Les touristes viennent à Maurice d’abord pour ses plages et son soleil et aussi pour la qualité de ses hôtels et pour l’accueil chaleureux de ses habitants. Nous avons enrichi cette offre de somptueux spas, de beaux parcours de golf et d’une proposition d’écotourisme qui tient la route. Nos hôtels sont d’une grande qualité et nous pouvons en être fi ers. Notre capacité d’accueil comprend également des établissements plus modestes qui ne dévaluent en rien la destination aussi longtemps que la capacité d’accueil globale soit en équilibre avec une demande adéquate.
Ceci dit, il ne faut pas prendre ces atouts pour acquis et se comporter avec désinvolture à leur égard. Il y a urgence à mettre un frein aux développements immobiliers mal planifiés qui sont en train de défigurer notre patrimoine national.

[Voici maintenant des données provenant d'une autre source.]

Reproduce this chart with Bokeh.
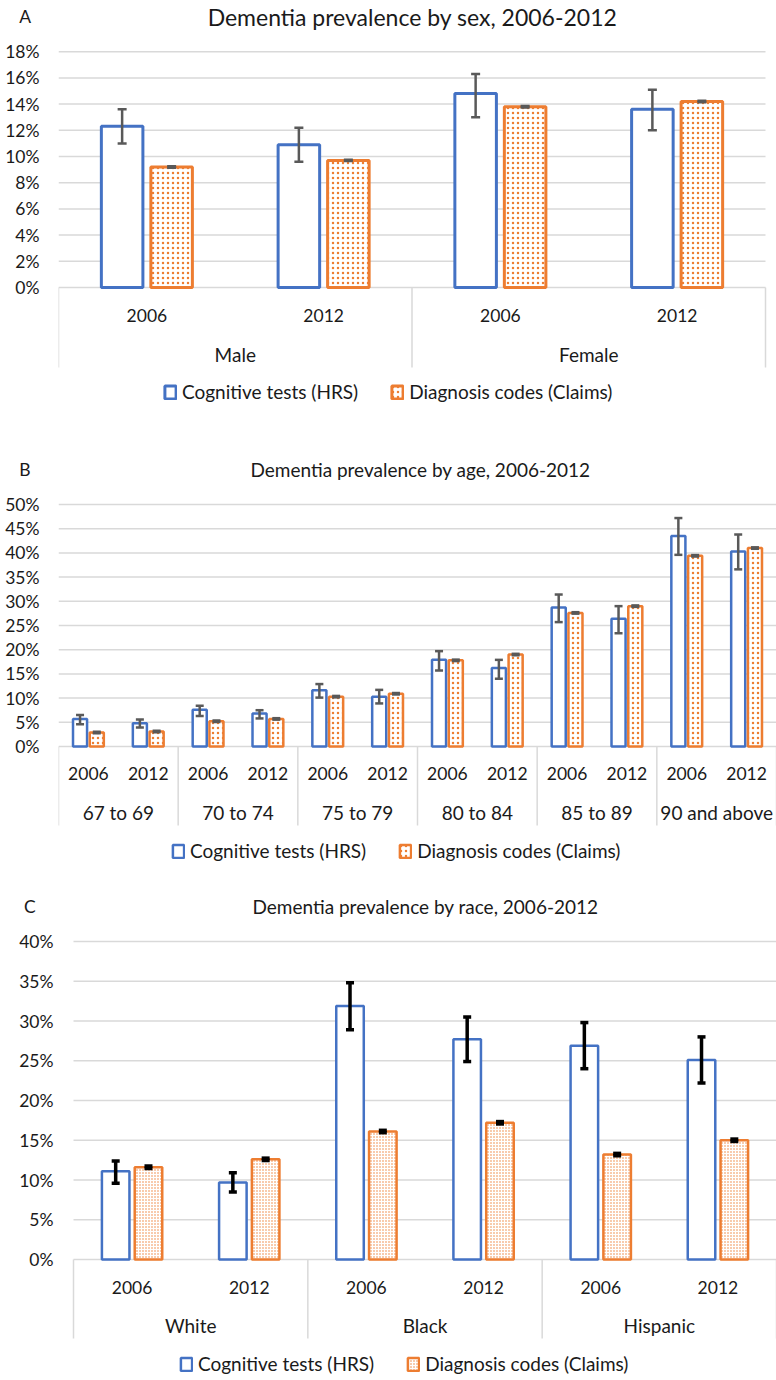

Avez- vous un agenda africain ?

Nous sommes activement engagés à identifier des opportunités d’affaires en Afrique, principalement dans le domaine immobilier. Nous sommes confiants de trouver les bons projets en temps opportun. Il faut cependant évaluer le profile risk des marchés et bien les peser contre les avantages perçus. Notre rapprochement avec Rogers , qui est déjà très présent dans la région, devrait augmenter notre force de frappe dans la région.

Le ministre des Finances, Xavier- Luc Duval présentera bientôt son budget. Qu’attendez- vous de cet exercice ?

Le ministre des Finances a une lourde tâche. Il devra être au sommet de son art, car l’exercice sera difficile. Il mettra, à n’en point douter, l’accent sur la croissance économique qui commence clairement à s’essouffler. Nous misons beaucoup sur le développement foncier, qui est un vecteur de croissance à effet multiplicateur. Les secteurs traditionnels s’essoufflent et l’investissement public aura un rôle important à jouer.

Il faudra cependant faire preuve de discernement et de dextérité afin d’utiliser l’argent public à bon escient pour que la croissance ainsi réalisée porte ses fruits de manière durable.